• Short problem
Output the material word for word. Leave each picture out.

+ + + + +

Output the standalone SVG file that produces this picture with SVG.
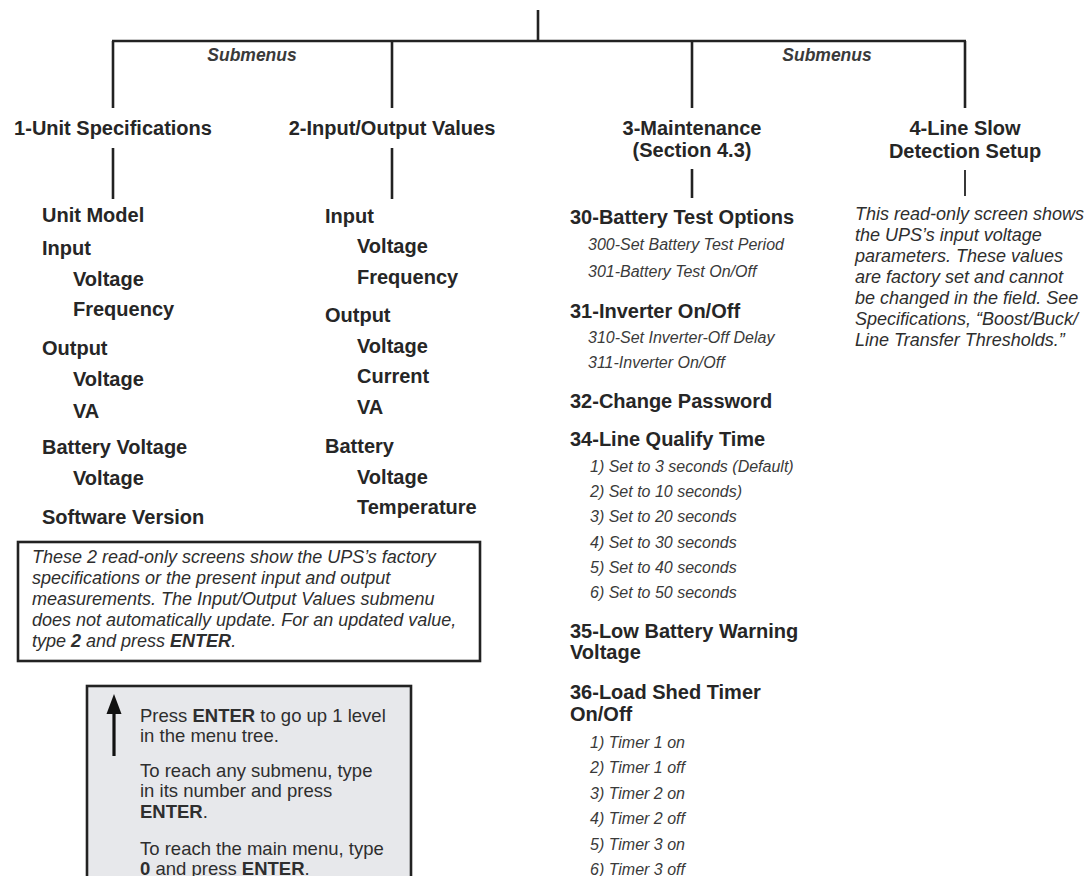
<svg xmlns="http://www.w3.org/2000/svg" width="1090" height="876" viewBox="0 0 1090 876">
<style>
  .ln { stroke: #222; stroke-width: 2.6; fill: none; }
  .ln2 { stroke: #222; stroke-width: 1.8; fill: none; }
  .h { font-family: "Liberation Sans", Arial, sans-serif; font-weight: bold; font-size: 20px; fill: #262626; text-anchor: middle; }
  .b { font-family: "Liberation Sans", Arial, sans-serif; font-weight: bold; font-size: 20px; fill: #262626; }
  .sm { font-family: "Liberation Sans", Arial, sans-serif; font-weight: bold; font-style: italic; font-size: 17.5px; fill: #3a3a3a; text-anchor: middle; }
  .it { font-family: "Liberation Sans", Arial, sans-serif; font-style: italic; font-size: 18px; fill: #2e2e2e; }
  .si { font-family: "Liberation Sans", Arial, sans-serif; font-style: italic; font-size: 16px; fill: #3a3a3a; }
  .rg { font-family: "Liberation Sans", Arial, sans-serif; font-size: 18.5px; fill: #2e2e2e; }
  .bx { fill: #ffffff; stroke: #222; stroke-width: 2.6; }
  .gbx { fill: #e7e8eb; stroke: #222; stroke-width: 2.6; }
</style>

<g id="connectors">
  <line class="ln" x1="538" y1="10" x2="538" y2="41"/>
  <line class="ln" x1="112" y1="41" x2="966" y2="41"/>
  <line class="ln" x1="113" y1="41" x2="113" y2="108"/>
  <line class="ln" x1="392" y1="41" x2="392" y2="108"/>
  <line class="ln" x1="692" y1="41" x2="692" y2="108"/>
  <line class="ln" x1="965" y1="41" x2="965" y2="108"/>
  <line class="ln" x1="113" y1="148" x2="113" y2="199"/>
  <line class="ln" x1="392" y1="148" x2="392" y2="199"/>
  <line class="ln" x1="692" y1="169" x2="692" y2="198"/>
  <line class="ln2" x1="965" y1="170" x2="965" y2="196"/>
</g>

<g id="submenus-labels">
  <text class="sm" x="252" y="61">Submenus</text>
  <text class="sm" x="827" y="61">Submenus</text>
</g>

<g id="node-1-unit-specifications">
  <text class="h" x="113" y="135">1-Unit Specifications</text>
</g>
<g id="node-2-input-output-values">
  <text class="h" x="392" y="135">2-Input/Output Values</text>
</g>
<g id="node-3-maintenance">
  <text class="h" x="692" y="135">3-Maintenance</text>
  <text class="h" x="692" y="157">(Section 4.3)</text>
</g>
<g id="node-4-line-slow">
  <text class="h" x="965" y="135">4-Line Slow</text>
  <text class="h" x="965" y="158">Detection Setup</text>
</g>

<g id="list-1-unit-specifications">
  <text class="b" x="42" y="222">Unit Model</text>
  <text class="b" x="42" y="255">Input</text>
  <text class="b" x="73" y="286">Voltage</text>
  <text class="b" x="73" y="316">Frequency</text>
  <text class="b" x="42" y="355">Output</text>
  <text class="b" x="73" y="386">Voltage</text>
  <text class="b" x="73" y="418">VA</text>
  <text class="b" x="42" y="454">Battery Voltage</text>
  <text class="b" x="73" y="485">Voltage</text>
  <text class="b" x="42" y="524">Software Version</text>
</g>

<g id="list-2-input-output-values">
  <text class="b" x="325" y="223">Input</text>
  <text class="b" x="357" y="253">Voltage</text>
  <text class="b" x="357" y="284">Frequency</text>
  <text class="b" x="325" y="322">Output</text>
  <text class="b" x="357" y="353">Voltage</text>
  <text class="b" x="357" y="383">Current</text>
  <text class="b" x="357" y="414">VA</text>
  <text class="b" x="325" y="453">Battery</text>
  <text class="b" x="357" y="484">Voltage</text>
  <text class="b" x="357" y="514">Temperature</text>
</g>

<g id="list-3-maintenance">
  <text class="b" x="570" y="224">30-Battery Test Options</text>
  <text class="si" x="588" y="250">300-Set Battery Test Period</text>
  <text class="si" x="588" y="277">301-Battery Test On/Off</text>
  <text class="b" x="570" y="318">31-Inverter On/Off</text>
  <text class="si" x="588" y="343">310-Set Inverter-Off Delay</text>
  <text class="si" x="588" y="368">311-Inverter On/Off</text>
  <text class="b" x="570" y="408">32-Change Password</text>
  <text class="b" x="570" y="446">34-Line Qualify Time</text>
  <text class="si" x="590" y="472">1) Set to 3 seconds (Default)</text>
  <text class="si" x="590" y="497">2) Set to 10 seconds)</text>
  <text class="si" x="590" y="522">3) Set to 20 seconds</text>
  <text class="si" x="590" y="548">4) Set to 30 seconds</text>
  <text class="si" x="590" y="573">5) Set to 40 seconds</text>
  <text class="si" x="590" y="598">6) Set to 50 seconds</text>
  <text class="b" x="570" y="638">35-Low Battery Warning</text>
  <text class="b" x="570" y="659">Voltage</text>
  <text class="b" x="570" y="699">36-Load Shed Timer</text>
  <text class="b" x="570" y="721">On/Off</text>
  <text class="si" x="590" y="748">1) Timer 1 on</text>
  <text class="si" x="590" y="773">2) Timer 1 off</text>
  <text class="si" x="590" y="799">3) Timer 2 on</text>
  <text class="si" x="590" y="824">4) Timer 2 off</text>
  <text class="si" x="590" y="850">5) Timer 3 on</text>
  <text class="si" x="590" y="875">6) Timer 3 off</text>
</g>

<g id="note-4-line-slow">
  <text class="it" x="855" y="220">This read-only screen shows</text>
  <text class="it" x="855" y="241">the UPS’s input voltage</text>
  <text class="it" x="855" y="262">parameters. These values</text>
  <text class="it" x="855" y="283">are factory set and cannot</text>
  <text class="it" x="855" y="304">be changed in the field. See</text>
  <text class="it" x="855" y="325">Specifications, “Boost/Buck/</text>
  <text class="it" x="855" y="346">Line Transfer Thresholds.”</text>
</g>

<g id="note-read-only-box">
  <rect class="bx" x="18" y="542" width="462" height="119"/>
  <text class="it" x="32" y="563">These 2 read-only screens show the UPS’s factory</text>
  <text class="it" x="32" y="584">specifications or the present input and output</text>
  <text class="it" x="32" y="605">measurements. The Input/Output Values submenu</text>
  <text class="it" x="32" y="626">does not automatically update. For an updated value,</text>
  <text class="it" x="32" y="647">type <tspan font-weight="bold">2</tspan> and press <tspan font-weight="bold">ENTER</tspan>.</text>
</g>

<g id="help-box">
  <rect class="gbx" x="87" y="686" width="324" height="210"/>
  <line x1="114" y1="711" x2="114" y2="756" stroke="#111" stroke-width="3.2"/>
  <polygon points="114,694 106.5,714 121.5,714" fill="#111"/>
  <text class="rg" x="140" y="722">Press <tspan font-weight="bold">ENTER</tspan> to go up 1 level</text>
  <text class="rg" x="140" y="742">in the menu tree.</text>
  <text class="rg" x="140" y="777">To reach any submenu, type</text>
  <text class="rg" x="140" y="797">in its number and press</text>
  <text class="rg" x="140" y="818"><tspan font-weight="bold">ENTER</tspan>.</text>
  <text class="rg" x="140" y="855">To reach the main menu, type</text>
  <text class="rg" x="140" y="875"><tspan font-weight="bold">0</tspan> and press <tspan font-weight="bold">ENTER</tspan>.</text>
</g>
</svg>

+ + + + +

• Full solution
Output the standalone SVG file that produces this picture with SVG.
<svg xmlns="http://www.w3.org/2000/svg" width="1090" height="876" viewBox="0 0 1090 876">
<style>
  .ln { stroke: #222; stroke-width: 2.6; fill: none; }
  .ln2 { stroke: #222; stroke-width: 1.8; fill: none; }
  .h { font-family: "Liberation Sans", Arial, sans-serif; font-weight: bold; font-size: 20px; fill: #262626; text-anchor: middle; }
  .b { font-family: "Liberation Sans", Arial, sans-serif; font-weight: bold; font-size: 20px; fill: #262626; }
  .sm { font-family: "Liberation Sans", Arial, sans-serif; font-weight: bold; font-style: italic; font-size: 17.5px; fill: #3a3a3a; text-anchor: middle; }
  .it { font-family: "Liberation Sans", Arial, sans-serif; font-style: italic; font-size: 18px; fill: #2e2e2e; }
  .si { font-family: "Liberation Sans", Arial, sans-serif; font-style: italic; font-size: 16px; fill: #3a3a3a; }
  .rg { font-family: "Liberation Sans", Arial, sans-serif; font-size: 18.5px; fill: #2e2e2e; }
  .bx { fill: #ffffff; stroke: #222; stroke-width: 2.6; }
  .gbx { fill: #e7e8eb; stroke: #222; stroke-width: 2.6; }
</style>

<g id="connectors">
  <line class="ln" x1="538" y1="10" x2="538" y2="41"/>
  <line class="ln" x1="112" y1="41" x2="966" y2="41"/>
  <line class="ln" x1="113" y1="41" x2="113" y2="108"/>
  <line class="ln" x1="392" y1="41" x2="392" y2="108"/>
  <line class="ln" x1="692" y1="41" x2="692" y2="108"/>
  <line class="ln" x1="965" y1="41" x2="965" y2="108"/>
  <line class="ln" x1="113" y1="148" x2="113" y2="199"/>
  <line class="ln" x1="392" y1="148" x2="392" y2="199"/>
  <line class="ln" x1="692" y1="169" x2="692" y2="198"/>
  <line class="ln2" x1="965" y1="170" x2="965" y2="196"/>
</g>

<g id="submenus-labels">
  <text class="sm" x="252" y="61">Submenus</text>
  <text class="sm" x="827" y="61">Submenus</text>
</g>

<g id="node-1-unit-specifications">
  <text class="h" x="113" y="135">1-Unit Specifications</text>
</g>
<g id="node-2-input-output-values">
  <text class="h" x="392" y="135">2-Input/Output Values</text>
</g>
<g id="node-3-maintenance">
  <text class="h" x="692" y="135">3-Maintenance</text>
  <text class="h" x="692" y="157">(Section 4.3)</text>
</g>
<g id="node-4-line-slow">
  <text class="h" x="965" y="135">4-Line Slow</text>
  <text class="h" x="965" y="158">Detection Setup</text>
</g>

<g id="list-1-unit-specifications">
  <text class="b" x="42" y="222">Unit Model</text>
  <text class="b" x="42" y="255">Input</text>
  <text class="b" x="73" y="286">Voltage</text>
  <text class="b" x="73" y="316">Frequency</text>
  <text class="b" x="42" y="355">Output</text>
  <text class="b" x="73" y="386">Voltage</text>
  <text class="b" x="73" y="418">VA</text>
  <text class="b" x="42" y="454">Battery Voltage</text>
  <text class="b" x="73" y="485">Voltage</text>
  <text class="b" x="42" y="524">Software Version</text>
</g>

<g id="list-2-input-output-values">
  <text class="b" x="325" y="223">Input</text>
  <text class="b" x="357" y="253">Voltage</text>
  <text class="b" x="357" y="284">Frequency</text>
  <text class="b" x="325" y="322">Output</text>
  <text class="b" x="357" y="353">Voltage</text>
  <text class="b" x="357" y="383">Current</text>
  <text class="b" x="357" y="414">VA</text>
  <text class="b" x="325" y="453">Battery</text>
  <text class="b" x="357" y="484">Voltage</text>
  <text class="b" x="357" y="514">Temperature</text>
</g>

<g id="list-3-maintenance">
  <text class="b" x="570" y="224">30-Battery Test Options</text>
  <text class="si" x="588" y="250">300-Set Battery Test Period</text>
  <text class="si" x="588" y="277">301-Battery Test On/Off</text>
  <text class="b" x="570" y="318">31-Inverter On/Off</text>
  <text class="si" x="588" y="343">310-Set Inverter-Off Delay</text>
  <text class="si" x="588" y="368">311-Inverter On/Off</text>
  <text class="b" x="570" y="408">32-Change Password</text>
  <text class="b" x="570" y="446">34-Line Qualify Time</text>
  <text class="si" x="590" y="472">1) Set to 3 seconds (Default)</text>
  <text class="si" x="590" y="497">2) Set to 10 seconds)</text>
  <text class="si" x="590" y="522">3) Set to 20 seconds</text>
  <text class="si" x="590" y="548">4) Set to 30 seconds</text>
  <text class="si" x="590" y="573">5) Set to 40 seconds</text>
  <text class="si" x="590" y="598">6) Set to 50 seconds</text>
  <text class="b" x="570" y="638">35-Low Battery Warning</text>
  <text class="b" x="570" y="659">Voltage</text>
  <text class="b" x="570" y="699">36-Load Shed Timer</text>
  <text class="b" x="570" y="721">On/Off</text>
  <text class="si" x="590" y="748">1) Timer 1 on</text>
  <text class="si" x="590" y="773">2) Timer 1 off</text>
  <text class="si" x="590" y="799">3) Timer 2 on</text>
  <text class="si" x="590" y="824">4) Timer 2 off</text>
  <text class="si" x="590" y="850">5) Timer 3 on</text>
  <text class="si" x="590" y="875">6) Timer 3 off</text>
</g>

<g id="note-4-line-slow">
  <text class="it" x="855" y="220">This read-only screen shows</text>
  <text class="it" x="855" y="241">the UPS’s input voltage</text>
  <text class="it" x="855" y="262">parameters. These values</text>
  <text class="it" x="855" y="283">are factory set and cannot</text>
  <text class="it" x="855" y="304">be changed in the field. See</text>
  <text class="it" x="855" y="325">Specifications, “Boost/Buck/</text>
  <text class="it" x="855" y="346">Line Transfer Thresholds.”</text>
</g>

<g id="note-read-only-box">
  <rect class="bx" x="18" y="542" width="462" height="119"/>
  <text class="it" x="32" y="563">These 2 read-only screens show the UPS’s factory</text>
  <text class="it" x="32" y="584">specifications or the present input and output</text>
  <text class="it" x="32" y="605">measurements. The Input/Output Values submenu</text>
  <text class="it" x="32" y="626">does not automatically update. For an updated value,</text>
  <text class="it" x="32" y="647">type <tspan font-weight="bold">2</tspan> and press <tspan font-weight="bold">ENTER</tspan>.</text>
</g>

<g id="help-box">
  <rect class="gbx" x="87" y="686" width="324" height="210"/>
  <line x1="114" y1="711" x2="114" y2="756" stroke="#111" stroke-width="3.2"/>
  <polygon points="114,694 106.5,714 121.5,714" fill="#111"/>
  <text class="rg" x="140" y="722">Press <tspan font-weight="bold">ENTER</tspan> to go up 1 level</text>
  <text class="rg" x="140" y="742">in the menu tree.</text>
  <text class="rg" x="140" y="777">To reach any submenu, type</text>
  <text class="rg" x="140" y="797">in its number and press</text>
  <text class="rg" x="140" y="818"><tspan font-weight="bold">ENTER</tspan>.</text>
  <text class="rg" x="140" y="855">To reach the main menu, type</text>
  <text class="rg" x="140" y="875"><tspan font-weight="bold">0</tspan> and press <tspan font-weight="bold">ENTER</tspan>.</text>
</g>
</svg>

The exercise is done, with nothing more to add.